Written exercise: From the first line of the data through the line containing "import plotly.graph_objects as go", return each line exactly.
--- Data extract ---
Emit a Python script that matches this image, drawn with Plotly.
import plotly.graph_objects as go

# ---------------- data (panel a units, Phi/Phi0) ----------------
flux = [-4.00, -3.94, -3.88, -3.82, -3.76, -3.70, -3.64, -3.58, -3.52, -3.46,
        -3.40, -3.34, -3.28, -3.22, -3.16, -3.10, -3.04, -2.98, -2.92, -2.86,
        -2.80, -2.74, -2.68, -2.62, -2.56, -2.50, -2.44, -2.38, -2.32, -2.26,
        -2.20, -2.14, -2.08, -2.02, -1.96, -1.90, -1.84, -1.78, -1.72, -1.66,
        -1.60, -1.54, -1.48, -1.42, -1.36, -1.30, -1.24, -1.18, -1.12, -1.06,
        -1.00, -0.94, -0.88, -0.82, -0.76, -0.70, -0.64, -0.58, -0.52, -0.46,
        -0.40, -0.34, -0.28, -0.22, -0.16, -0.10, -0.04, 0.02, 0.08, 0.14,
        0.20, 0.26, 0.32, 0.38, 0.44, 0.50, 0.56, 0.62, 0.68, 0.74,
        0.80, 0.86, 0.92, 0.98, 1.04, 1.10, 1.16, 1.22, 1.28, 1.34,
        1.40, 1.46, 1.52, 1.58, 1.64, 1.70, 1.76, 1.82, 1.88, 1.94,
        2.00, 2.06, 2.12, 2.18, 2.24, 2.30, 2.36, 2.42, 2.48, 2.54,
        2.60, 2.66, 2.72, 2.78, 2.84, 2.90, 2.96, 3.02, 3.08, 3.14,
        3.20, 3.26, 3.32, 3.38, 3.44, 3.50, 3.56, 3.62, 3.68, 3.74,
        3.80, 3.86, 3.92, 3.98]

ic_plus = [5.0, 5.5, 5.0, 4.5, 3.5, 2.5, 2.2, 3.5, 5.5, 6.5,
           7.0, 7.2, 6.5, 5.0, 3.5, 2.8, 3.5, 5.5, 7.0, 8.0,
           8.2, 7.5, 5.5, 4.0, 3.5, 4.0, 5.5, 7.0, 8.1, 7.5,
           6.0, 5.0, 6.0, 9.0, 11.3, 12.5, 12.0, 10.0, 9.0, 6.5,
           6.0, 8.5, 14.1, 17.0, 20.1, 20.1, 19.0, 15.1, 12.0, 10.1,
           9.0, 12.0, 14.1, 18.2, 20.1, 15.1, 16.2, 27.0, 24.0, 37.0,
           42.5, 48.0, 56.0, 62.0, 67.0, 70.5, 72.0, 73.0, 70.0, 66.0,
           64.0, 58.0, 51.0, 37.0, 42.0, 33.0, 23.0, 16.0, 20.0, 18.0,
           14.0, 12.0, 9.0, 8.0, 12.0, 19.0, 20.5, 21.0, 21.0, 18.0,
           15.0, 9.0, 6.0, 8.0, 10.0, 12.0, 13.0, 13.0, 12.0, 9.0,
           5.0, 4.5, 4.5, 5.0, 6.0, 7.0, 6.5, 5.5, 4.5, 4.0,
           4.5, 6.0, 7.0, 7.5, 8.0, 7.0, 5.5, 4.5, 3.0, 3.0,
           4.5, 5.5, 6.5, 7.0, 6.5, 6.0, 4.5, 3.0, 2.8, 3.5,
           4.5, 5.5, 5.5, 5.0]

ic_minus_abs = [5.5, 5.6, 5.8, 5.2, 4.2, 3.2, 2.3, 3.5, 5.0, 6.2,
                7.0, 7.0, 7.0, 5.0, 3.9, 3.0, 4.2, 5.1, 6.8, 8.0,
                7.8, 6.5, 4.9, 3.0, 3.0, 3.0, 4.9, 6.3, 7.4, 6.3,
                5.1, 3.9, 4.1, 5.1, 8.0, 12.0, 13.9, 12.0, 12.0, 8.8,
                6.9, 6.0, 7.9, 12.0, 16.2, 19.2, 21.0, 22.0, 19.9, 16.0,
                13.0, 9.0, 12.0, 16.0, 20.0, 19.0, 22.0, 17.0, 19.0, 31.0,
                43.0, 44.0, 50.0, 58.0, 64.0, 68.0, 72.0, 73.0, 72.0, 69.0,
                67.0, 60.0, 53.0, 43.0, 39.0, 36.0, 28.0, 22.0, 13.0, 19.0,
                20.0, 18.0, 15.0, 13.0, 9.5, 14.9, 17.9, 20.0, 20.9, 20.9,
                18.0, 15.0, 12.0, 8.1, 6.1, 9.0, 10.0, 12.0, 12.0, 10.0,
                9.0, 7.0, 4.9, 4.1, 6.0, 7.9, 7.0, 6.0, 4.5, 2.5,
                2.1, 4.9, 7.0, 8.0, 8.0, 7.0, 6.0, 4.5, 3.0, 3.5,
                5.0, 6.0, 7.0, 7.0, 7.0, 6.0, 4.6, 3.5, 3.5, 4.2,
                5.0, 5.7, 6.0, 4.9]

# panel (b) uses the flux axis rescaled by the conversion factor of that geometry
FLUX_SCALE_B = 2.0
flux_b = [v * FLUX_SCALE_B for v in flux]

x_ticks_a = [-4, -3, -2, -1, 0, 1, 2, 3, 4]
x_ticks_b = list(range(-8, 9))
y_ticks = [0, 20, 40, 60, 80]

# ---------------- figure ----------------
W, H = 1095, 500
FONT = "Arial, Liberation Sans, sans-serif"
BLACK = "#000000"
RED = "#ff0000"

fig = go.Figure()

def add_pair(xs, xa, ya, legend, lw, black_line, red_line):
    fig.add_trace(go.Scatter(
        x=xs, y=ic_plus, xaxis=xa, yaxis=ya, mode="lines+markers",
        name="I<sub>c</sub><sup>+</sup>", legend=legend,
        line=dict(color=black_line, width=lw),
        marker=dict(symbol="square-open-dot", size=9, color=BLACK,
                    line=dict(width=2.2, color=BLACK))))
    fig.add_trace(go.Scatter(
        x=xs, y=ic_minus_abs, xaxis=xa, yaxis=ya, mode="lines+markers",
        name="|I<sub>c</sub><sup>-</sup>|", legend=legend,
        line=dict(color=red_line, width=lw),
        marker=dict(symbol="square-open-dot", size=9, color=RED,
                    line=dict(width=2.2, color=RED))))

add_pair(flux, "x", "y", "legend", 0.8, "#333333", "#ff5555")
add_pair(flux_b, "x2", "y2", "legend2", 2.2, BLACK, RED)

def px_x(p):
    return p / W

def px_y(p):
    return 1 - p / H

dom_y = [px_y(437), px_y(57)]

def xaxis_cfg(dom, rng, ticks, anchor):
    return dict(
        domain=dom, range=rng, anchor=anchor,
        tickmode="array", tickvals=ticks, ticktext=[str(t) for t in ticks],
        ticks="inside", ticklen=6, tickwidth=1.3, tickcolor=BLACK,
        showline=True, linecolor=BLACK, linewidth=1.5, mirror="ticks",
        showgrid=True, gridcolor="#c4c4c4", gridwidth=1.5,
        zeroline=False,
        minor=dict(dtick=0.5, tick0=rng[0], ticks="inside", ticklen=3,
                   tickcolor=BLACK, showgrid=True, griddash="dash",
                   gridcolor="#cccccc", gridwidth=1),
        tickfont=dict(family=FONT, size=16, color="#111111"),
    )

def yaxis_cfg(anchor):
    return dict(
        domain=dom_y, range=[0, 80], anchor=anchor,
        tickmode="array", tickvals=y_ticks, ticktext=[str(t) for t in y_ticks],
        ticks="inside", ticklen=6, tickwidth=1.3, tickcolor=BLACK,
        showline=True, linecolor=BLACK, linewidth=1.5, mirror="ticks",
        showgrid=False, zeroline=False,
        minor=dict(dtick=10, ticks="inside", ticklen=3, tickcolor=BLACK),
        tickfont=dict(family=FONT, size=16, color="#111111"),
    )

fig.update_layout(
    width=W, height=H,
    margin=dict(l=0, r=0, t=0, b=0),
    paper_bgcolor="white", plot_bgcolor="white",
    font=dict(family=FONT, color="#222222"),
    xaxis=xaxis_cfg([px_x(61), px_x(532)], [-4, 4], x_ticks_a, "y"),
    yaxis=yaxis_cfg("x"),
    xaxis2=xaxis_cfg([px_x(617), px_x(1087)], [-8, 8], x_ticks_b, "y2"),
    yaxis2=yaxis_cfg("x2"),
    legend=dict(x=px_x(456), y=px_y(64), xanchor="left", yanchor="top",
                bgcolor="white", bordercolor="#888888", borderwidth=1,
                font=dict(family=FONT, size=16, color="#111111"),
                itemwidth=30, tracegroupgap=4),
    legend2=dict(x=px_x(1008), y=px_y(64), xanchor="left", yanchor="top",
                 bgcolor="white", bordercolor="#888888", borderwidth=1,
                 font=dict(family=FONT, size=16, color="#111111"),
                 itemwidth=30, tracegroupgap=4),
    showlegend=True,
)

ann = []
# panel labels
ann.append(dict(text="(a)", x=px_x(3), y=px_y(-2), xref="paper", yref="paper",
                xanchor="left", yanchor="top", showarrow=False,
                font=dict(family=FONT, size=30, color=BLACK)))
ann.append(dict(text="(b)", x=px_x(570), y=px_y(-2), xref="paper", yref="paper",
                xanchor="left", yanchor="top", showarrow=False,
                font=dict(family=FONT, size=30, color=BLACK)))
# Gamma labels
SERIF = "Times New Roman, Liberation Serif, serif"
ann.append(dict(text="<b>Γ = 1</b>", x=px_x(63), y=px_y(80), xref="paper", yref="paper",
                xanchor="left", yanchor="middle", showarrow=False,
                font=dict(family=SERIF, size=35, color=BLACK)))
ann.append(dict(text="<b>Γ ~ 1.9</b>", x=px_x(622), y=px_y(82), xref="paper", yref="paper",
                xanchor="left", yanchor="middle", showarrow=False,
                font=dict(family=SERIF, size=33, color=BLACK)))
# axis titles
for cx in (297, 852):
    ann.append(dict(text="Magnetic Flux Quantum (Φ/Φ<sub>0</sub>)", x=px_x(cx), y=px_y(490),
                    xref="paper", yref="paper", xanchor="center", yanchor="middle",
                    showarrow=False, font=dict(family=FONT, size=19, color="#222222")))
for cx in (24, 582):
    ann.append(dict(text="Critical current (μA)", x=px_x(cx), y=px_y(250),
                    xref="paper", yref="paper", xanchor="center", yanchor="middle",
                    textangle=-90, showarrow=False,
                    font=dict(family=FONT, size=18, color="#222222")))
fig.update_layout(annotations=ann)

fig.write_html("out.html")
---
Task response:
Emit a Python script that matches this image, drawn with Plotly.
import plotly.graph_objects as go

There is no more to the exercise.